The Bowman Gum Company began issuing baseball cards in 1948, with 48 black-and-white cards offered in a 2 1/16” by 2 ½" size. The following year the numbers swelled to 240 cards of the same dimensions, with team colors overprinted on the black-and-white snapshots. By 1952 the Bowman cards were 2 1/16" by 3 1/8" and featured color reproductions of photographs along with facsimile autographs.
Although not as well known today as the 1952 Topps set, the '52 Bowman issue contains some significant condition rarities and is a virtual highlight reel of mid-century stars. Here’s a brief glance at some of the biggest names from this important set.
Yogi Berra — Berra is perhaps more famous for what he said off the field than for what he did on it. This is understandable. Anyone who comes up with the following gems is going to be oft quoted: "Nobody goes there anymore, it's too crowded." Or, "He's so popular no one can stand him." Or, "Slump? What slump? I just ain't hitting." Or, "That game was exciting. It was a real cliff dweller." Sometimes lost in this mangled logic are such feats as Berra's three MVP awards, his election the Hall of Fame, and his many World Series records. A great player and the #1 card in the '52 Bowman set.
Bobby Thomson — He's remembered for the “Shot heard 'round the world" that won the pennant for the 1951 New York Giants, and there are few home runs in the history of baseball that can equal that one for drama. He was a lifetime .270 hitter with power, cracking out 264 homers in his 15-year career. He's the #2 card in the set, and it's one of the most popular and expensive.
Robin Roberts — In the 1950s people loved to speculate about what kind of a record Roberts would have if he pitched for the Yankees. "He'd go 35-2 every year," they used to say, and they might have been right. This Hall of Fame star posted a 28-7 record in 1952 with the fourth-place Phillies, and won the MVP award. Even Rupert Murdoch might have to take out a loan to pay Roberts what he'd be worth in today's market.
Pee Wee Reese -- Reese or Rizzuto? Who was the best shortstop in New York in the 1940s and '50s? It was fun to debate the virtues of these two greats, and impossible to decide the winner. Pee Wee Reese played for the Brooklyn Dodgers, and was elected to the Hall of Fame in 1984 even though he hit .300 in only one season of his career. In his 16 seasons in the majors he finished in the top ten in the MVP voting eight times. Why? He was a leader, a superb fielder, an excellent baserunner, and could get on base and score runs... in other words, he was a winner.

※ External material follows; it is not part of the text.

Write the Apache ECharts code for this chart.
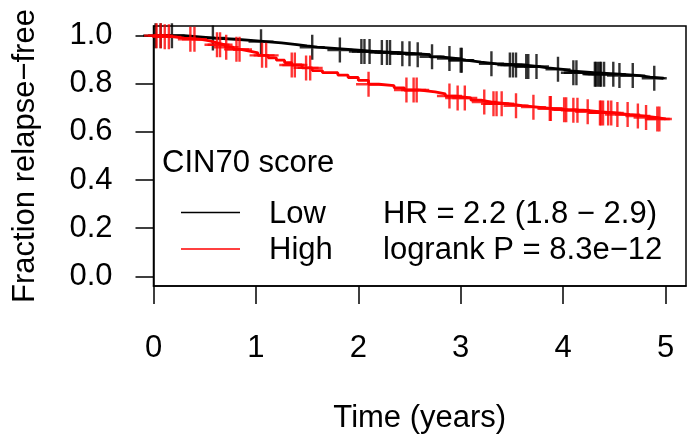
<!DOCTYPE html>
<html>
<head>
<meta charset="utf-8">
<script src="https://cdn.jsdelivr.net/npm/echarts@6/dist/echarts.min.js"></script>
<style>
  html, body { margin: 0; padding: 0; background: #fff; }
  #chart { width: 690px; height: 439px; }
</style>
</head>
<body>
<div id="chart"></div>
<script>
// ---- data ----
const xTicks = [0, 1, 2, 3, 4, 5];
const yTicks = [0, 0.2, 0.4, 0.6, 0.8, 1.0];

// Low CIN70 score: step times and survival after each step
const lowTimes = [0, 0.3, 0.45, 0.6, 0.8, 0.95, 1.1, 1.25, 1.4, 1.5, 1.6, 1.8, 2.0, 2.15, 2.35, 2.55, 2.7, 2.8, 2.95, 3.05, 3.2, 3.35, 3.6, 3.75, 3.85, 4.0, 4.1, 4.3, 4.55, 4.75, 4.85, 4.98];
const lowSurv  = [1.0, 0.995, 0.99, 0.985, 0.98, 0.975, 0.97, 0.963, 0.957, 0.952, 0.946, 0.94, 0.934, 0.93, 0.925, 0.921, 0.912, 0.905, 0.898, 0.89, 0.883, 0.878, 0.872, 0.866, 0.86, 0.852, 0.846, 0.84, 0.834, 0.828, 0.823, 0.82];
const lowCensor = [0.02, 0.07, 0.18, 0.58, 1.05, 1.55, 1.82, 2.03, 2.06, 2.11, 2.23, 2.28, 2.31, 2.43, 2.50, 2.58, 2.72, 2.89, 3.00, 3.01, 3.30, 3.48, 3.51, 3.54, 3.64, 3.66, 3.74, 3.95, 4.10, 4.13, 4.31, 4.32, 4.34, 4.36, 4.37, 4.40, 4.49, 4.55, 4.68, 4.89];

// High CIN70 score
const highTimes = [0, 0.1, 0.2, 0.3, 0.45, 0.55, 0.62, 0.7, 0.78, 0.85, 0.95, 1.02, 1.12, 1.2, 1.28, 1.35, 1.45, 1.55, 1.65, 1.8, 1.9, 2.0, 2.1, 2.2, 2.35, 2.45, 2.6, 2.75, 2.85, 2.95, 3.1, 3.2, 3.3, 3.45, 3.6, 3.75, 3.9, 4.05, 4.2, 4.35, 4.5, 4.65, 4.8, 4.9, 5.0];
const highSurv  = [1.0, 0.995, 0.99, 0.985, 0.978, 0.97, 0.962, 0.952, 0.943, 0.935, 0.928, 0.918, 0.908, 0.898, 0.888, 0.878, 0.866, 0.855, 0.846, 0.836, 0.826, 0.814, 0.798, 0.792, 0.783, 0.774, 0.766, 0.758, 0.749, 0.741, 0.732, 0.724, 0.717, 0.709, 0.703, 0.697, 0.692, 0.69, 0.684, 0.679, 0.672, 0.666, 0.66, 0.654, 0.65];
const highCensor = [0.03, 0.07, 0.11, 0.15, 0.36, 0.40, 0.62, 0.65, 0.71, 0.81, 0.84, 1.06, 1.10, 1.35, 1.38, 1.49, 1.53, 2.10, 2.47, 2.54, 2.57, 2.89, 2.97, 3.04, 3.23, 3.32, 3.35, 3.40, 3.54, 3.71, 3.87, 3.88, 4.01, 4.03, 4.10, 4.14, 4.24, 4.36, 4.37, 4.39, 4.44, 4.47, 4.53, 4.63, 4.73, 4.81, 4.92, 4.94];

const legendTitle = 'CIN70 score';
const groupNames = ['Low', 'High'];
const statTexts = ['HR = 2.2 (1.8 \u2212 2.9)', 'logrank P = 8.3e\u221212'];
const xName = 'Time (years)';
const yName = 'Fraction relapse\u2212free';

// ---- helpers ----
function survAt(times, surv, t) {
  let s = surv[0];
  for (let i = 0; i < times.length; i++) { if (times[i] <= t) s = surv[i]; else break; }
  return s;
}
const zip = (a, b) => a.map((v, i) => [v, b[i]]);

const FONT = '"Liberation Sans", Arial, Helvetica, sans-serif';
const FS = 31;
const crossPath = 'path://M10,0 L10,20 M0,10 L20,10';
const txt = (x, y, text) => ({ type: 'text', x: x, y: y,
  style: { text: text, font: FS + 'px ' + FONT, fill: '#000', align: 'left', verticalAlign: 'middle' } });

const chart = echarts.init(document.getElementById('chart'), null, { renderer: 'canvas' });

const option = {
  animation: false,
  backgroundColor: '#fff',
  textStyle: { fontFamily: FONT, color: '#000' },
  grid: {
    left: 153.5, right: 4, top: 26, bottom: 151,
    show: true, borderColor: '#000', borderWidth: 1.5, backgroundColor: 'transparent'
  },
  xAxis: {
    type: 'value', min: 0, max: 5.2,
    name: xName, nameLocation: 'middle', nameGap: 117,
    nameTextStyle: { fontSize: FS, fontFamily: FONT, color: '#000' },
    axisLine: { show: true, onZero: false, lineStyle: { color: '#000', width: 1.5 } },
    axisTick: { show: true, inside: false, length: 18, customValues: xTicks, lineStyle: { color: '#000', width: 1.5 } },
    axisLabel: { customValues: xTicks, fontSize: FS, fontFamily: FONT, color: '#000', margin: 47 },
    splitLine: { show: false }
  },
  yAxis: {
    type: 'value', min: -0.04, max: 1.04,
    name: yName, nameLocation: 'middle', nameGap: 113, nameRotate: 90,
    nameTextStyle: { fontSize: FS, fontFamily: FONT, color: '#000' },
    axisLine: { show: true, onZero: false, lineStyle: { color: '#000', width: 1.5 } },
    axisTick: { show: true, inside: false, length: 18, customValues: yTicks, lineStyle: { color: '#000', width: 1.5 } },
    axisLabel: { customValues: yTicks, fontSize: FS, fontFamily: FONT, color: '#000', margin: 41,
      formatter: v => Number(v).toFixed(1) },
    splitLine: { show: false }
  },
  series: [
    { name: 'Low', type: 'line', step: 'end', showSymbol: false, data: zip(lowTimes, lowSurv),
      lineStyle: { color: '#000', width: 2.8 }, itemStyle: { color: '#000' }, z: 2 },
    { name: 'Low censored', type: 'scatter', symbol: crossPath, symbolSize: 25,
      data: lowCensor.map(t => [t, survAt(lowTimes, lowSurv, t)]),
      itemStyle: { color: 'rgba(0,0,0,0)', borderColor: '#000', borderWidth: 2.4 }, z: 3 },
    { name: 'High', type: 'line', step: 'end', showSymbol: false, data: zip(highTimes, highSurv),
      lineStyle: { color: '#ff0000', width: 2.8 }, itemStyle: { color: '#ff0000' }, z: 4 },
    { name: 'High censored', type: 'scatter', symbol: crossPath, symbolSize: 25,
      data: highCensor.map(t => [t, survAt(highTimes, highSurv, t)]),
      itemStyle: { color: 'rgba(255,0,0,0)', borderColor: '#ff0000', borderWidth: 2.4 }, z: 5 }
  ],
  graphic: [
    txt(162, 163, legendTitle),
    { type: 'line', shape: { x1: 181, y1: 212.5, x2: 240, y2: 212.5 }, style: { stroke: '#000', lineWidth: 1.5 } },
    { type: 'line', shape: { x1: 181, y1: 249, x2: 240, y2: 249 }, style: { stroke: '#ff0000', lineWidth: 1.5 } },
    txt(269, 214, groupNames[0]),
    txt(269, 250, groupNames[1]),
    txt(383, 214, statTexts[0]),
    txt(383, 250, statTexts[1])
  ]
};
chart.setOption(option);
</script>
</body>
</html>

Ralph Kiner -- Is there a power hitter in the house? This Hall of Fame superstar could hit them out like Mark McGwire -- sometimes a towering drive and sometimes a laser beam to left. Kiner led the league in homers in his first seven seasons. He cut his career short, retiring after only ten years, or his career numbers might rank with the all-time greats.
Nellie Fox — The first time you saw Fox play you might think there was something wrong with his face, but it was just a gigantic plug of chewing tobacco. He hit over .300 six times in his career, and almost never struck out. As was true with Pee Wee Reese, Fox was noted for hustling on every play.
Alvin Dark — “Take a hike, kid.” For all that Alvin Dark accomplished as a football star in college, a top-notch ballplayer and a fine manager, he's best remembered today for those four words he said to a young Jim Bouton when Bouton asked Dark for an autograph. The words were immortalized decades later in Bouton’s monumental bestseller, “Ball Four.”
Roy Campanella — A tragic auto accident in 1958 left this great Dodger catcher paralyzed for the rest of his life, but his fans never forgot his three MVP years, his superb defensive abilities, his power, or his courage. Campy was the second black player to play for the Dodgers, joining the club in early 1948.
George Kell —This Hall of Fame player is best remembered for barely winning the 1949 batting title by .0002 over Ted Williams. He starred for several teams, including Philadelphia, Detroit, Boston Chicago, and Baltimore, all in the American League.
Stan Musial —I can still hear Harry Caray’s voice over the radio as Stan “The Man” stepped to the plate. “Here’s Musial,” Harry would growl, followed a few moments later with, “There’s a drive in the right field corner and Musial’s in with a stand-up double.” Carl Erskine knew how to pitch to Musial. “I just throw him my very best stuff and then run and back up third,” Erskine quipped. Seven batting titles, a lifetime average of .331, 475 homers, nearly 2,000 RBI—what a player!
The 1952 Bowman set is packed with great players, nice cards, and wonderful memories.